— start Provided entries —

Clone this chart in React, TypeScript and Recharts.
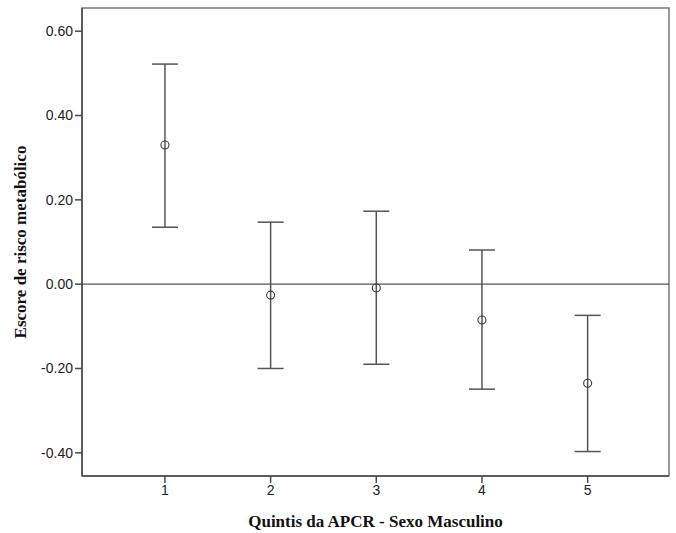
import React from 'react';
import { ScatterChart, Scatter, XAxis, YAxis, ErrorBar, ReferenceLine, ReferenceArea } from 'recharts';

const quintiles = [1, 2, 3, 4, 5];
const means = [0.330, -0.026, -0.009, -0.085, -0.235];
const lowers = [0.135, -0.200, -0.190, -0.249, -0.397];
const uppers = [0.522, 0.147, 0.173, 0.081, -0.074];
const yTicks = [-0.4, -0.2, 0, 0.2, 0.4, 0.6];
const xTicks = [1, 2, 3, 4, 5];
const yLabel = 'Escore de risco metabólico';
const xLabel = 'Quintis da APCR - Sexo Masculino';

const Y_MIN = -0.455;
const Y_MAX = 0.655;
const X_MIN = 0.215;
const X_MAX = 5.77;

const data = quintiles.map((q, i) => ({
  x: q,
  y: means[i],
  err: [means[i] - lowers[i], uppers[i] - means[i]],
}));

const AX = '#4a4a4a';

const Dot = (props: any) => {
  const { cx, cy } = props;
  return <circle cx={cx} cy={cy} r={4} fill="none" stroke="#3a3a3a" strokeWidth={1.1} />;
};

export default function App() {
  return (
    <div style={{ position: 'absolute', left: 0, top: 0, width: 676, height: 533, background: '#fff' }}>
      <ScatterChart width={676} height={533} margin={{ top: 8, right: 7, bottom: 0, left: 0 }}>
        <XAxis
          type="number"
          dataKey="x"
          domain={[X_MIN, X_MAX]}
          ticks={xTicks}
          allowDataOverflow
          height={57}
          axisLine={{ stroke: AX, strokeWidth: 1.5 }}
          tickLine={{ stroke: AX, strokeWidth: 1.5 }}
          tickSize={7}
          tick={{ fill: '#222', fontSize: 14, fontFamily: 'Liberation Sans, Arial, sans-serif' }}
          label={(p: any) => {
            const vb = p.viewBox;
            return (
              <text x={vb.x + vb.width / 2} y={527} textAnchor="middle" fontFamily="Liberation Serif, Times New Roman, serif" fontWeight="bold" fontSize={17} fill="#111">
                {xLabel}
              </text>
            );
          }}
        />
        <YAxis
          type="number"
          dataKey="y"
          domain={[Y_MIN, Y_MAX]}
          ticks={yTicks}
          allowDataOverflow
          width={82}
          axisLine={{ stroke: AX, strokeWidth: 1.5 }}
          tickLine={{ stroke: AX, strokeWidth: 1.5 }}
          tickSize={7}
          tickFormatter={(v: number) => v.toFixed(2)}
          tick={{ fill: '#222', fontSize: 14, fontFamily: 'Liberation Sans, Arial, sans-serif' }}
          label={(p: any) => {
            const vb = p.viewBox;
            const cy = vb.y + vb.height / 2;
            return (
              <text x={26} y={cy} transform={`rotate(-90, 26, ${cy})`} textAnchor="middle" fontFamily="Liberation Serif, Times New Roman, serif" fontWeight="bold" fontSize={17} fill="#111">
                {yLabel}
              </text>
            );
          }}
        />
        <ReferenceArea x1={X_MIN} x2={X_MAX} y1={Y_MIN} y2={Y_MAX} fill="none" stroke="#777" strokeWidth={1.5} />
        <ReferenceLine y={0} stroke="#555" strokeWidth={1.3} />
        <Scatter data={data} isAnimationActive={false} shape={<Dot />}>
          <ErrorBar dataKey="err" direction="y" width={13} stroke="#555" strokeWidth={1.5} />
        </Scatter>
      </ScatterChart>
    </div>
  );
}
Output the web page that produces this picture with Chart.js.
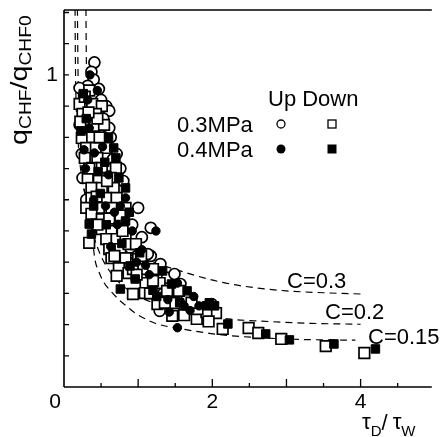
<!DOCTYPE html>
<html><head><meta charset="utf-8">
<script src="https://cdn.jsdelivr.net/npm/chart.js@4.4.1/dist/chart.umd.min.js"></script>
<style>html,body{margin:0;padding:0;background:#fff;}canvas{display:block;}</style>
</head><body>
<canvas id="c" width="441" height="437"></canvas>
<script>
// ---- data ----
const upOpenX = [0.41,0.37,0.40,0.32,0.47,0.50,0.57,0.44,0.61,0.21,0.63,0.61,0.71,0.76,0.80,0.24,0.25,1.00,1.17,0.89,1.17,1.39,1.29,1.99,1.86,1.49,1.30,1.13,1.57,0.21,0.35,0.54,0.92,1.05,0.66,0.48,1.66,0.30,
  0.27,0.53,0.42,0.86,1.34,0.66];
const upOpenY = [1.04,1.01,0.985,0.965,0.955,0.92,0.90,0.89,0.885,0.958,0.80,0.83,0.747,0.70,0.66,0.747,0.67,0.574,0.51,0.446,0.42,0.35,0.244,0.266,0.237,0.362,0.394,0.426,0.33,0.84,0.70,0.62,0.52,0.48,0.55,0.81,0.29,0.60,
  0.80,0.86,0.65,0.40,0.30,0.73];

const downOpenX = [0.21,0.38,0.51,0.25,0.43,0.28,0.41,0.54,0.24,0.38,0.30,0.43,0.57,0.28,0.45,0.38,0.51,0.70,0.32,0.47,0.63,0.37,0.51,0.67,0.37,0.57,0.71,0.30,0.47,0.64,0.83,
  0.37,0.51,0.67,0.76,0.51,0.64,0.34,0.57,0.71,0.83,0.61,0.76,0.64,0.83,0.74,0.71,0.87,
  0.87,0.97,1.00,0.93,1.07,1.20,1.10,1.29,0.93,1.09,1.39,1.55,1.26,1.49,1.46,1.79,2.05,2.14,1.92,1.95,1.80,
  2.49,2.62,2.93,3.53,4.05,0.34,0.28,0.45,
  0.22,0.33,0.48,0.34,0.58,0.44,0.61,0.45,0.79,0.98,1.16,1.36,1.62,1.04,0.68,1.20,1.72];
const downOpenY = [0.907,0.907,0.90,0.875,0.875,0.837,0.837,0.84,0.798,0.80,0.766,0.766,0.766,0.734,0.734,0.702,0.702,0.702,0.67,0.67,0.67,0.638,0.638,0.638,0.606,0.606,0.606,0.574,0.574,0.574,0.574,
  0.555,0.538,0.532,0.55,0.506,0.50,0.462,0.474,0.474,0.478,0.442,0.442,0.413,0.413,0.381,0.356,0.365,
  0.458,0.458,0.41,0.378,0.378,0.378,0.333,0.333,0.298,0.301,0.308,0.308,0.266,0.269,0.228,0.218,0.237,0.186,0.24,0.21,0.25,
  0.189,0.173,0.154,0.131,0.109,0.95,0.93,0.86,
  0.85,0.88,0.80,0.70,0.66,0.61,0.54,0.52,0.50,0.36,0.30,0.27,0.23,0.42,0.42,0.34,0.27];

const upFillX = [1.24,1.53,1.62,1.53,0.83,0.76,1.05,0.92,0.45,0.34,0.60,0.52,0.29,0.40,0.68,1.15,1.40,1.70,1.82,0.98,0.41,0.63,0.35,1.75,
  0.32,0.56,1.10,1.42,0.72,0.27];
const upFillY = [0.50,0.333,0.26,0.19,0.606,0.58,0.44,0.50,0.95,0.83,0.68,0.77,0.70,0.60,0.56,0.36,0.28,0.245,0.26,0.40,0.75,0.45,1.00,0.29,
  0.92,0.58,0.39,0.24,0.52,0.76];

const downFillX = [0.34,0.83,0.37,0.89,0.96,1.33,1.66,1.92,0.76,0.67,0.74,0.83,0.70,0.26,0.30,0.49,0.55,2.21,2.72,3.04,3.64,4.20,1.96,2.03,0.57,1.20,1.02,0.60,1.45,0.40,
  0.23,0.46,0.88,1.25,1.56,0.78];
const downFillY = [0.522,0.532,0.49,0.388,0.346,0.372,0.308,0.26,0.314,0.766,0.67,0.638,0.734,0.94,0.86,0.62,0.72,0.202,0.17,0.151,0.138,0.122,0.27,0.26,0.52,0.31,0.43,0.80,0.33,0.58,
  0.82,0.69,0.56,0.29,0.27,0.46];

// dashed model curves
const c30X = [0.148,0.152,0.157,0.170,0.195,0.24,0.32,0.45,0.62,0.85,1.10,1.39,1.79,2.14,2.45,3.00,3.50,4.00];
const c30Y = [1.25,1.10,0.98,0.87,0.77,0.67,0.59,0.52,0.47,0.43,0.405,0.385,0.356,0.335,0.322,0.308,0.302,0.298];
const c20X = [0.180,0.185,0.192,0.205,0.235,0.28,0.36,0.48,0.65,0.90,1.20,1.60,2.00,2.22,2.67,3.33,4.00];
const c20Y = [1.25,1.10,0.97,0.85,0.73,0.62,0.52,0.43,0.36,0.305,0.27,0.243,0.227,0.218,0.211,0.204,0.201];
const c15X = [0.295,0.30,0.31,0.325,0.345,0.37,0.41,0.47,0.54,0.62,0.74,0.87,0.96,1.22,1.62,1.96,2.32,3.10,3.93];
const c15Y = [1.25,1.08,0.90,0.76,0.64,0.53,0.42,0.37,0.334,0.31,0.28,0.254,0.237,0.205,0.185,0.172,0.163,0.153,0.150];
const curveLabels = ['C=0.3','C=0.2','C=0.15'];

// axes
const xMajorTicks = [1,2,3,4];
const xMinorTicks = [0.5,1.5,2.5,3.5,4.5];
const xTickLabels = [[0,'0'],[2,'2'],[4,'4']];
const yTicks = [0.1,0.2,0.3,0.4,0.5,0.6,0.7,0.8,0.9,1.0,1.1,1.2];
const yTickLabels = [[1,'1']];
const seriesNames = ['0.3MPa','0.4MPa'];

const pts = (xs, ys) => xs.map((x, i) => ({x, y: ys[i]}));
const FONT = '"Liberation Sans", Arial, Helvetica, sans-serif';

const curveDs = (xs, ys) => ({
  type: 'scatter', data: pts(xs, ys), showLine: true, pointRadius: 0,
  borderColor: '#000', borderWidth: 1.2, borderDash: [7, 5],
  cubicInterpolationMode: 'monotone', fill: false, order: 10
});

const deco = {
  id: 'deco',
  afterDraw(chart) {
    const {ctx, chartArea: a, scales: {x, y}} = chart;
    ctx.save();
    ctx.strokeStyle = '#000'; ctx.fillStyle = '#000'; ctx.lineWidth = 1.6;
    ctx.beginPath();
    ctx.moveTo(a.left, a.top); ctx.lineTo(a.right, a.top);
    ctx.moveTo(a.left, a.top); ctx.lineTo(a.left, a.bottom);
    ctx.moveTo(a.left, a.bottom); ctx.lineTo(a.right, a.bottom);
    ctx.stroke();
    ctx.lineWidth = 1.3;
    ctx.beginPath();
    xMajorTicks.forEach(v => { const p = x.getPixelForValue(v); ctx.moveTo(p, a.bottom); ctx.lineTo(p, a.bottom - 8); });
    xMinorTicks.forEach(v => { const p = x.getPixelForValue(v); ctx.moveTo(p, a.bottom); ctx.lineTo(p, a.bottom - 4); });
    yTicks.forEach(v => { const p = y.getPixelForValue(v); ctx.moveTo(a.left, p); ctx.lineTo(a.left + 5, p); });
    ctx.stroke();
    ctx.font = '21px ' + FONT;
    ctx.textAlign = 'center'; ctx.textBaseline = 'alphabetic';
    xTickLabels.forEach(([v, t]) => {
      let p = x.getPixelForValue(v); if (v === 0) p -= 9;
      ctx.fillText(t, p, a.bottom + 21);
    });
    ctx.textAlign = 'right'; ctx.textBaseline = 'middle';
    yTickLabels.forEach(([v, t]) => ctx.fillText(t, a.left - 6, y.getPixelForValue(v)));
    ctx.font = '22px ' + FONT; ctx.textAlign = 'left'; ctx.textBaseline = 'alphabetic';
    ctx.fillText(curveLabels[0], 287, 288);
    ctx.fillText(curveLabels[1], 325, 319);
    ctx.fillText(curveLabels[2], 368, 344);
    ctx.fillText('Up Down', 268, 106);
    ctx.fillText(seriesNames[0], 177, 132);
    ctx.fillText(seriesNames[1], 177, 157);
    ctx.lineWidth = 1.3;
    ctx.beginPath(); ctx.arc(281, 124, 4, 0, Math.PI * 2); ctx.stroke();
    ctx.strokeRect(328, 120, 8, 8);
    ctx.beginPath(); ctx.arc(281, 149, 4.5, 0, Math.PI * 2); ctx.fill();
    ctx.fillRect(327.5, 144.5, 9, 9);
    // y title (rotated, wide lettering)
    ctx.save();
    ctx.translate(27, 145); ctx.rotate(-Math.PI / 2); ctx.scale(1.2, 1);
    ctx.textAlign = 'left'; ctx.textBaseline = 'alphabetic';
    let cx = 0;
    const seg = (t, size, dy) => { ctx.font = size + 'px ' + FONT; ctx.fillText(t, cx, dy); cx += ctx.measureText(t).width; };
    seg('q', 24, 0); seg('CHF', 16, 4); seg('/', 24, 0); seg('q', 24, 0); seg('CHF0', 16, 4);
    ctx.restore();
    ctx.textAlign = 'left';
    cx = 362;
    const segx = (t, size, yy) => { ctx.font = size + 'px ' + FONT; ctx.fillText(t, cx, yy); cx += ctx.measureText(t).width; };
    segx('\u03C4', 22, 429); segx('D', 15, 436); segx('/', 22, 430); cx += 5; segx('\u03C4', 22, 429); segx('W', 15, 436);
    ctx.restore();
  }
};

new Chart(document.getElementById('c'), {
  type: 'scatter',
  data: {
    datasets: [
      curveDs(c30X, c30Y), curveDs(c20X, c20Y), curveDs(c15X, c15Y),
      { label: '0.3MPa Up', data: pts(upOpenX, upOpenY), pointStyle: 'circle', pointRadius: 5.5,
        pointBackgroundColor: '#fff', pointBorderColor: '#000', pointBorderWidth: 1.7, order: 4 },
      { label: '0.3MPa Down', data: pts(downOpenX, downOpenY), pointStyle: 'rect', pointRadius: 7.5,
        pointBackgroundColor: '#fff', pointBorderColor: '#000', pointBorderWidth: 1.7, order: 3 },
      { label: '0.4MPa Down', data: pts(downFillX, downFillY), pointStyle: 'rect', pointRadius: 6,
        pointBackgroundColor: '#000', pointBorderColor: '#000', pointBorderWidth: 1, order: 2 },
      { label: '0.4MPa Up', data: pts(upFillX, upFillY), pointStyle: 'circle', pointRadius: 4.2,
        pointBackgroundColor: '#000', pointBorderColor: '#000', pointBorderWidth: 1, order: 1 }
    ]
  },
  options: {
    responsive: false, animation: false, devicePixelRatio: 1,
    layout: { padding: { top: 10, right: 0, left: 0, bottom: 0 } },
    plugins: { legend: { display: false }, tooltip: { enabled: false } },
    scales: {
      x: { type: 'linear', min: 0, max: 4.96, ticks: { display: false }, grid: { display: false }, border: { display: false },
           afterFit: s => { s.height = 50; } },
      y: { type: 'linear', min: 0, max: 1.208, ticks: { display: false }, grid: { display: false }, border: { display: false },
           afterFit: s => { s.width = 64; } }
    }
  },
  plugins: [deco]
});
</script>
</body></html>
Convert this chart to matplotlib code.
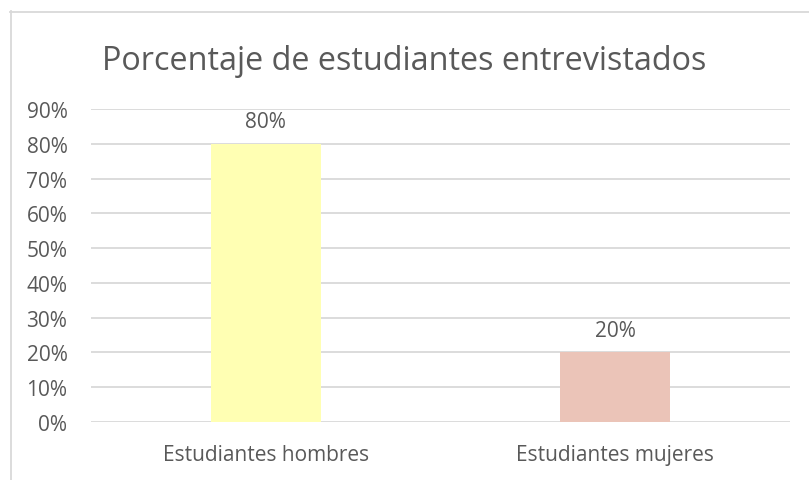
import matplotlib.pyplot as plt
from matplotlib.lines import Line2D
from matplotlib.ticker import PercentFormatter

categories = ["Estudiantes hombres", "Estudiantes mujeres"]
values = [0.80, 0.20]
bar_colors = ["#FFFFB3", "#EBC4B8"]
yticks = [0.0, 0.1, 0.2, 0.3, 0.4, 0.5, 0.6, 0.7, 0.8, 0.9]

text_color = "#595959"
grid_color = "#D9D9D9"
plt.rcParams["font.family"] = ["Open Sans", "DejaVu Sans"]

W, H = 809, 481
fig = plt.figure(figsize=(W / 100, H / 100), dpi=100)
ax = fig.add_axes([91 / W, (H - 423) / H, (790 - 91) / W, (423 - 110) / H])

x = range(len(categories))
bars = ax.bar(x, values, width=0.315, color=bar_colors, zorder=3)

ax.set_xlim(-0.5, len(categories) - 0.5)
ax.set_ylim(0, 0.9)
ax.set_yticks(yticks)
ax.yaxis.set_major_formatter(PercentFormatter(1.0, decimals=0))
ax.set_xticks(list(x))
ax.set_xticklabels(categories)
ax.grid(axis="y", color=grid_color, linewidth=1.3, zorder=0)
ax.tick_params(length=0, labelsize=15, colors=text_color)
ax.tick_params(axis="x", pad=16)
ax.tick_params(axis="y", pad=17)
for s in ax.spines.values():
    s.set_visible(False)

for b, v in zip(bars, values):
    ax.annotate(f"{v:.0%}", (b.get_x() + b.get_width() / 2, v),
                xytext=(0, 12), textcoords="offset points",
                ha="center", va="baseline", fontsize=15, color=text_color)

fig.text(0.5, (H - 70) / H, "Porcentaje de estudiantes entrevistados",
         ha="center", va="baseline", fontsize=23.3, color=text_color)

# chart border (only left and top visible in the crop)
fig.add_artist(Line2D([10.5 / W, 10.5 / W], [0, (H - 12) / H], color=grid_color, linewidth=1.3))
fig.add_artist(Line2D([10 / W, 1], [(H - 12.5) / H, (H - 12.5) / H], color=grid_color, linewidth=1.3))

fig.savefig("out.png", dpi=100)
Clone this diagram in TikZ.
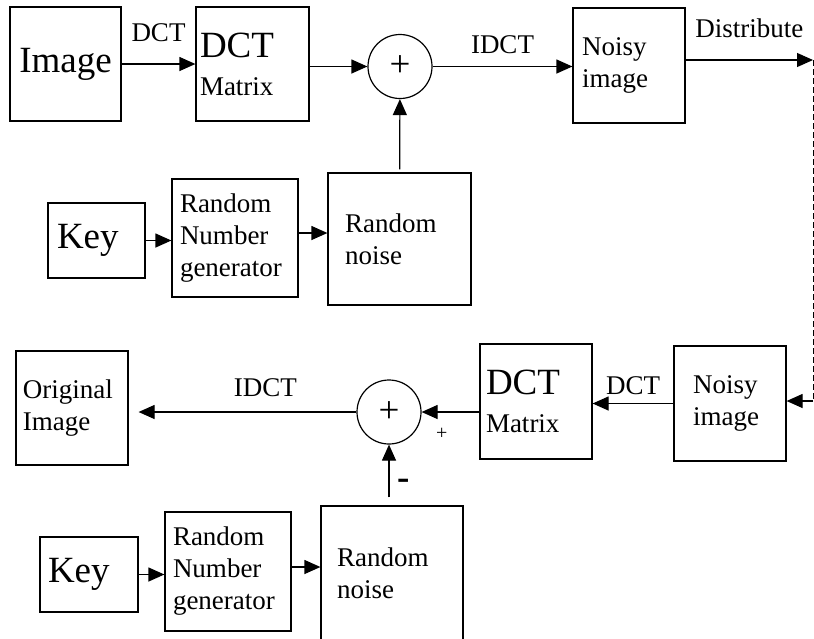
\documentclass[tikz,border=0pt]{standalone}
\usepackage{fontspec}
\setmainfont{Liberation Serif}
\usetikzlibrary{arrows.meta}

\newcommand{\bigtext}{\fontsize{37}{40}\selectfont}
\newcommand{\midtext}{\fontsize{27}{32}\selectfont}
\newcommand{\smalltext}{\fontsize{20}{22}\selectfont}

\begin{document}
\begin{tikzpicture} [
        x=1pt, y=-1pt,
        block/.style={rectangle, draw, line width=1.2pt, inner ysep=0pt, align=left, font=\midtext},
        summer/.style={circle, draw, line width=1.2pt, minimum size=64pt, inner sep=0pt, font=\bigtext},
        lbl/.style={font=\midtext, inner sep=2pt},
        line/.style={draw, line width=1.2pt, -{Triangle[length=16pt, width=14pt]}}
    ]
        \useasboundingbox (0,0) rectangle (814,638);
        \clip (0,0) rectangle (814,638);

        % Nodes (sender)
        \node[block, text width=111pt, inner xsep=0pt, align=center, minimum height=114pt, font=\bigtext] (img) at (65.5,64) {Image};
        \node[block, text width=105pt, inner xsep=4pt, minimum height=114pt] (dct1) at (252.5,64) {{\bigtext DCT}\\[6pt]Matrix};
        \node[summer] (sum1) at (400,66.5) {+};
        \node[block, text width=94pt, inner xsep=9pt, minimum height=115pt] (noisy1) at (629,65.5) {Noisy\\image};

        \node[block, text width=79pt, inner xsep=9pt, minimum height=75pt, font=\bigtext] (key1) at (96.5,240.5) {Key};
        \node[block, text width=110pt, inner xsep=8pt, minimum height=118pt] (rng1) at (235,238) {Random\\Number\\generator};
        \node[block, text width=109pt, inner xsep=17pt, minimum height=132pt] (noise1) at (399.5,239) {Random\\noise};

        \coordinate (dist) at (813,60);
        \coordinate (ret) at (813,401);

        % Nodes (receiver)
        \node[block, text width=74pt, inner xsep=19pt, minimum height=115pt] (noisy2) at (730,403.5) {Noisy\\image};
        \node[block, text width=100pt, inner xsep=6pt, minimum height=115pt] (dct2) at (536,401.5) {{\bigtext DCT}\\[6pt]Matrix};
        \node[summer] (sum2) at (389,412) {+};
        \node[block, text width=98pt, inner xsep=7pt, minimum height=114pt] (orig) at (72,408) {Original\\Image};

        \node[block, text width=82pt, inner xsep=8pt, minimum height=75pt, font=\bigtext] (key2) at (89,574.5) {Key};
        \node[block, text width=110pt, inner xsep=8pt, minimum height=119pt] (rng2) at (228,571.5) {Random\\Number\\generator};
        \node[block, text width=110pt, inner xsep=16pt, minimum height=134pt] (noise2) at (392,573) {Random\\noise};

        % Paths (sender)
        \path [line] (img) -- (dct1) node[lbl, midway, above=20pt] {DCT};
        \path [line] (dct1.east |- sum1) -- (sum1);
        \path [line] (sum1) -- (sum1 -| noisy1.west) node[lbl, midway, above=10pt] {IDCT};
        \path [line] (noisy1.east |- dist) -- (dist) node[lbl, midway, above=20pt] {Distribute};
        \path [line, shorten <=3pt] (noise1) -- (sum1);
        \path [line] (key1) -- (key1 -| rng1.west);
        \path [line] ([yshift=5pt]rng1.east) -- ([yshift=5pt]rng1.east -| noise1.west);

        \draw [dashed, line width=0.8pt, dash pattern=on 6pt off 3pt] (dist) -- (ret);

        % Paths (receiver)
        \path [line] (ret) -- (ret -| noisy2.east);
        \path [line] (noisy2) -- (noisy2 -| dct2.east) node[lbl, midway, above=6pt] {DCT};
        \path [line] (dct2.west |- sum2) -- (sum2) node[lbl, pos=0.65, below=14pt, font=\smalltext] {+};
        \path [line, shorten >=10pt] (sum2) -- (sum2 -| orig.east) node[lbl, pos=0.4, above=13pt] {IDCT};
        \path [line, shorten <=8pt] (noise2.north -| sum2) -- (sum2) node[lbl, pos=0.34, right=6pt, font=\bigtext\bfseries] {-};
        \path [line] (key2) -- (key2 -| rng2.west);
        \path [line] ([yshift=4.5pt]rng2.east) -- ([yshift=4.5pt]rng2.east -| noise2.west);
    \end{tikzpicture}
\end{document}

— end Provided entries —

Go back to the lines above and output, exactly as they stand, the ones from the line containing "Output the web" to the line containing "0.80,0.86,0.65,0.40,0.30,0.73];". Leave all pictures behind.

Result below>
Output the web page that produces this picture with Chart.js.
<!DOCTYPE html>
<html><head><meta charset="utf-8">
<script src="https://cdn.jsdelivr.net/npm/chart.js@4.4.1/dist/chart.umd.min.js"></script>
<style>html,body{margin:0;padding:0;background:#fff;}canvas{display:block;}</style>
</head><body>
<canvas id="c" width="441" height="437"></canvas>
<script>
// ---- data ----
const upOpenX = [0.41,0.37,0.40,0.32,0.47,0.50,0.57,0.44,0.61,0.21,0.63,0.61,0.71,0.76,0.80,0.24,0.25,1.00,1.17,0.89,1.17,1.39,1.29,1.99,1.86,1.49,1.30,1.13,1.57,0.21,0.35,0.54,0.92,1.05,0.66,0.48,1.66,0.30,
  0.27,0.53,0.42,0.86,1.34,0.66];
const upOpenY = [1.04,1.01,0.985,0.965,0.955,0.92,0.90,0.89,0.885,0.958,0.80,0.83,0.747,0.70,0.66,0.747,0.67,0.574,0.51,0.446,0.42,0.35,0.244,0.266,0.237,0.362,0.394,0.426,0.33,0.84,0.70,0.62,0.52,0.48,0.55,0.81,0.29,0.60,
  0.80,0.86,0.65,0.40,0.30,0.73];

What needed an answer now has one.